L’exposition New Breath pour cette saison #2 de INBA Generation est aussi l’occasion d’offrir une Carte blanche à l’enseignant et fameux bédéiste marocain, Aziz Oumoussa, qui présente au public de Gallery Kent des œuvres inédites, accompagnées des travaux de trois de ses étudiants, Kamal Alfassi, Anass El Kho et Ahmed Khiri.
À cette occasion, Aziz Oumoussa expose des planches de bande dessinée qu’il a réalisées comme autant de toiles, des œuvres originales imaginées pour l’événement. L’opportunité lui avait déjà été donnée de présenter des illustrations, mais jamais encore de réels tableaux, conçus à partir du thème des carnets de voyages, qu’ils furent réels ou imaginaires. Une façon de transcender les œuvres du neuvième art en les plaçant sous la loupe d’une mise en forme plus académique et qui constitue une nouvelle approche, singulière, du dessin de la bande dessinée.
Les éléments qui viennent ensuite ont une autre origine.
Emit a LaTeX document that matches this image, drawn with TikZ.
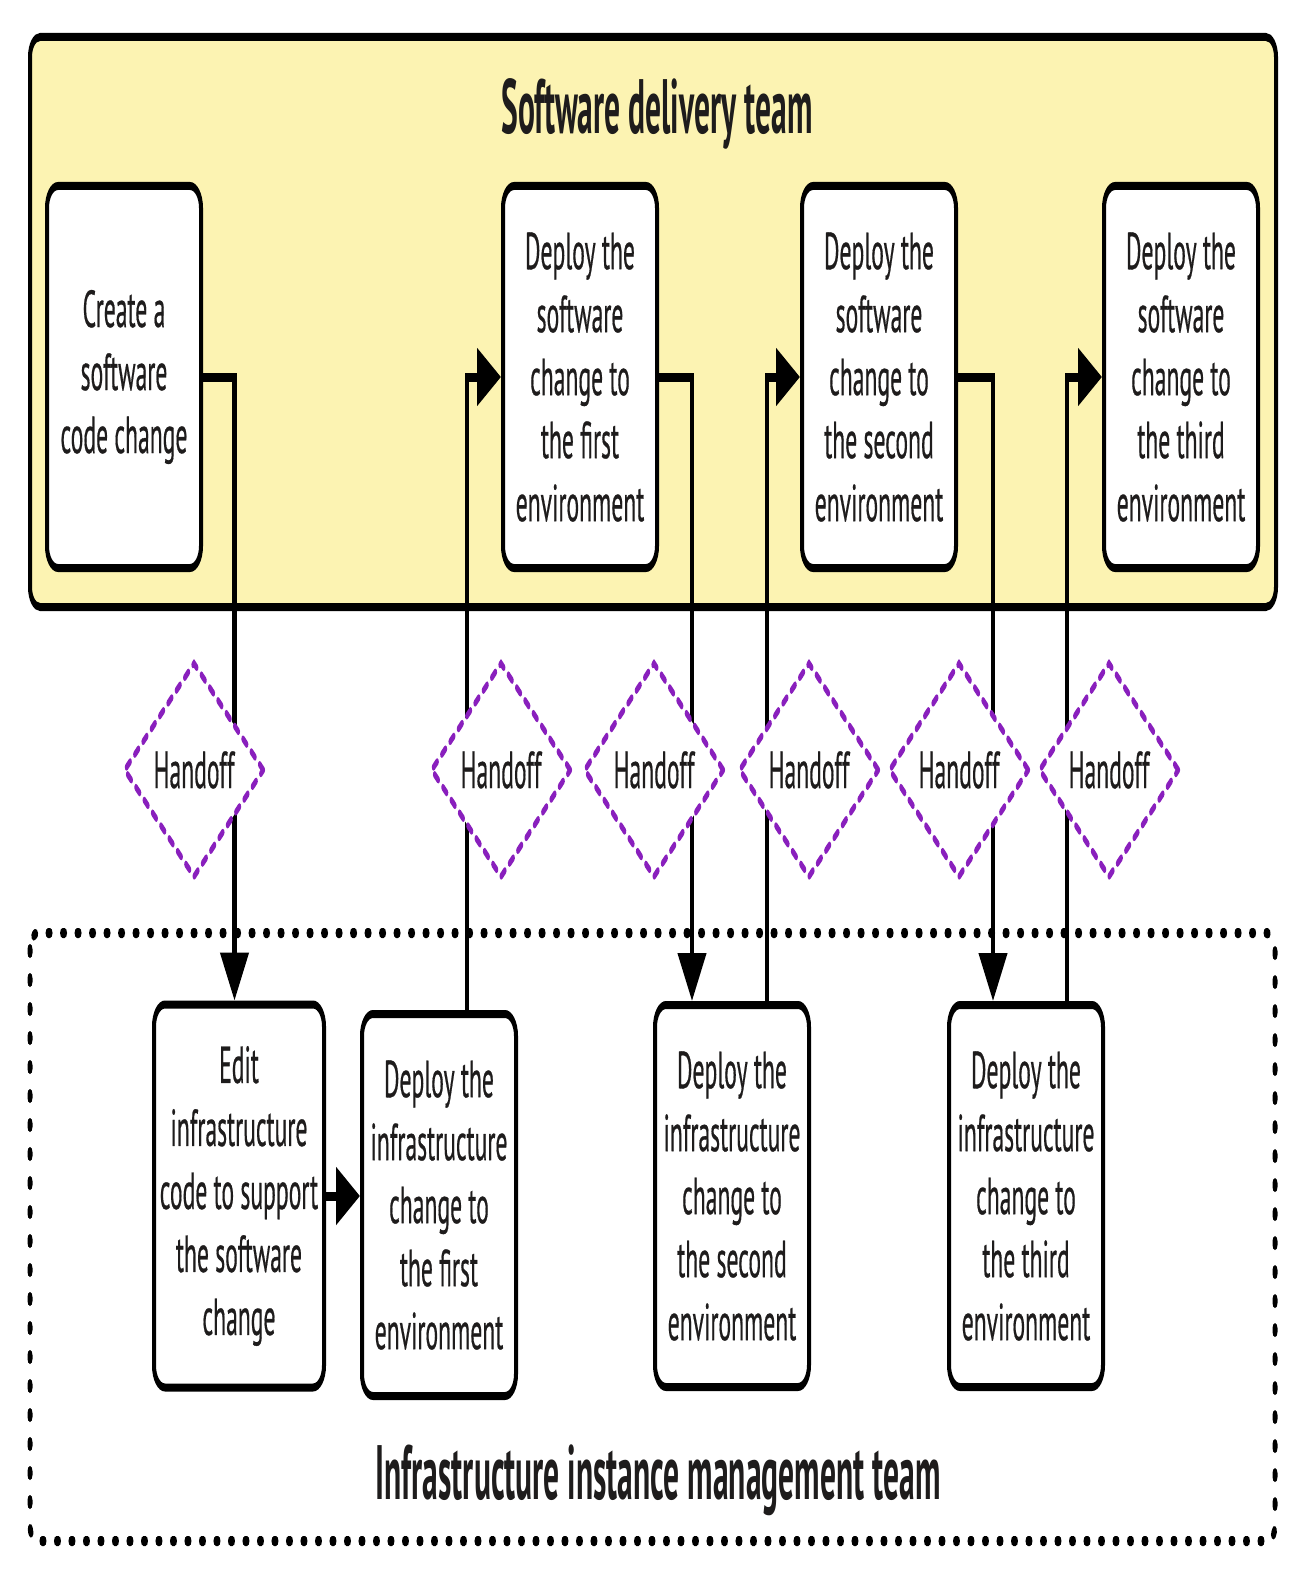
\documentclass[tikz,border=0pt]{standalone}
\usepackage{fontspec}
\setmainfont{PT Sans}[FakeStretch=0.91,FakeBold=0.6]
\newfontfamily\titlefont[FakeStretch=0.82]{PT Sans}
\usetikzlibrary{arrows.meta,shapes.geometric}
\definecolor{lane}{RGB}{252,243,178}
\definecolor{hand}{RGB}{137,31,189}
\definecolor{ink}{RGB}{30,28,28}
\tikzset{
  lanebox/.style={draw=black,line width=8pt,fill=lane,rounded corners=20pt},
  dotbox/.style={draw=black,line width=10pt,line cap=round,dash pattern=on 4pt off 25pt,rounded corners=16pt},
  stepbox/.style={draw=black,line width=8pt,fill=white,rounded corners=22pt,inner sep=0pt,
     minimum width=308pt,minimum height=382pt,align=center,text=ink,
     font=\fontsize{52}{63}\selectfont},
  teamtitle/.style={text=ink,font=\titlefont\bfseries\fontsize{77}{80}\selectfont,anchor=base,inner sep=0pt},
  handoff/.style={diamond,draw=hand,fill=white,line width=7pt,line cap=round,
     dash pattern=on 9pt off 12pt,shape aspect=1.3,inner sep=0pt,
     minimum width=280pt,minimum height=216pt,text=ink,
     font=\fontsize{52}{63}\selectfont},
  conn/.style={draw=black,line width=9pt},
  tip/.style={-{Triangle[length=48pt,width=56pt]}}
}
\begin{document}
\begin{tikzpicture}[x=1pt,y=-1pt]
\path[use as bounding box,fill=white] (0,0) rectangle (1306,1578);
\begin{scope}[transform canvas={xscale=0.5}]
  % team areas
  \path[lanebox] (60,37) rectangle (2552,607);
  \path[dotbox] (60,933) rectangle (2550,1541);
  \node[teamtitle] (top) at (1314,134) {Software delivery team};
  \node[teamtitle] (bottom) at (1316,1499) {Infrastructure instance management team};
  % software delivery steps
  \node[stepbox] (b1) at (248,377) {Create a\\software\\code change};
  \node[stepbox] (b2) at (1160,377) {Deploy the\\software\\change to\\the first\\environment};
  \node[stepbox] (b3) at (1758,377) {Deploy the\\software\\change to\\the second\\environment};
  \node[stepbox] (b4) at (2362,377) {Deploy the\\software\\change to\\the third\\environment};
  % infrastructure steps
  \node[stepbox,minimum width=340pt,minimum height=383pt] (e1) at (478,1196) {Edit\\infrastructure\\code to support\\the software\\change};
  \node[stepbox] (i1) at (878,1205) {Deploy the\\infrastructure\\change to\\the first\\environment};
  \node[stepbox] (i2) at (1464,1196) {Deploy the\\infrastructure\\change to\\the second\\environment};
  \node[stepbox] (i3) at (2052,1196) {Deploy the\\infrastructure\\change to\\the third\\environment};
  % connectors
  \draw[conn,tip] (b1.east) -| ([xshift=-9pt]e1.north);
  \draw[conn,tip] ([xshift=56pt]i1.north) |- (b2.west);
  \draw[conn,tip] (b2.east) -| ([xshift=-80pt]i2.north);
  \draw[conn,tip] ([xshift=70pt]i2.north) |- (b3.west);
  \draw[conn,tip] (b3.east) -| ([xshift=-66pt]i3.north);
  \draw[conn,tip] ([xshift=82pt]i3.north) |- (b4.west);
  \draw[conn,tip] (e1.east) -- (e1.east -| i1.west);
  % handoffs
  \node[handoff] (h1) at (388,770) {Handoff};
  \node[handoff] (h2) at (1002,770) {Handoff};
  \node[handoff] (h3) at (1308,770) {Handoff};
  \node[handoff] (h4) at (1618,770) {Handoff};
  \node[handoff] (h5) at (1918,770) {Handoff};
  \node[handoff] (h6) at (2218,770) {Handoff};
\end{scope}
\end{tikzpicture}
\end{document}
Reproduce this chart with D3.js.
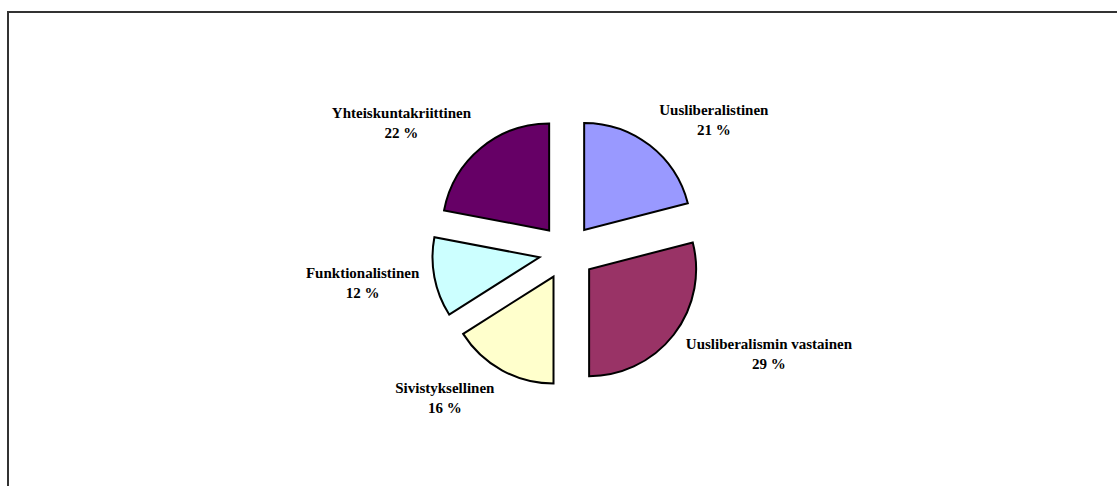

Les étudiants qu’Aziz Oumoussa a sélectionnés pour mettre en avant l’excellence de l’école tétouanaise ont tous une pratique traditionnelle de la bande dessinée, en réalisant leurs œuvres à la main. Les sujets sont extrêmement variés et couvrent un éventail qui va de l’Histoire et du mythe à l’intime et à l’intériorité. De la même façon, les techniques mises en avant sont aussi variées que le noir et blanc, l’aquarelle ou les aplats de gouache ou d’encre… Les trois lauréats ont eu l’entière liberté de montrer ce qu’ils pensaient le mieux traduire leurs œuvres de jeunes bédéistes, ainsi que ce qui caractérise le plus pertinemment leurs parcours au sein de l’Institut national des Beaux-Arts de Tétouan.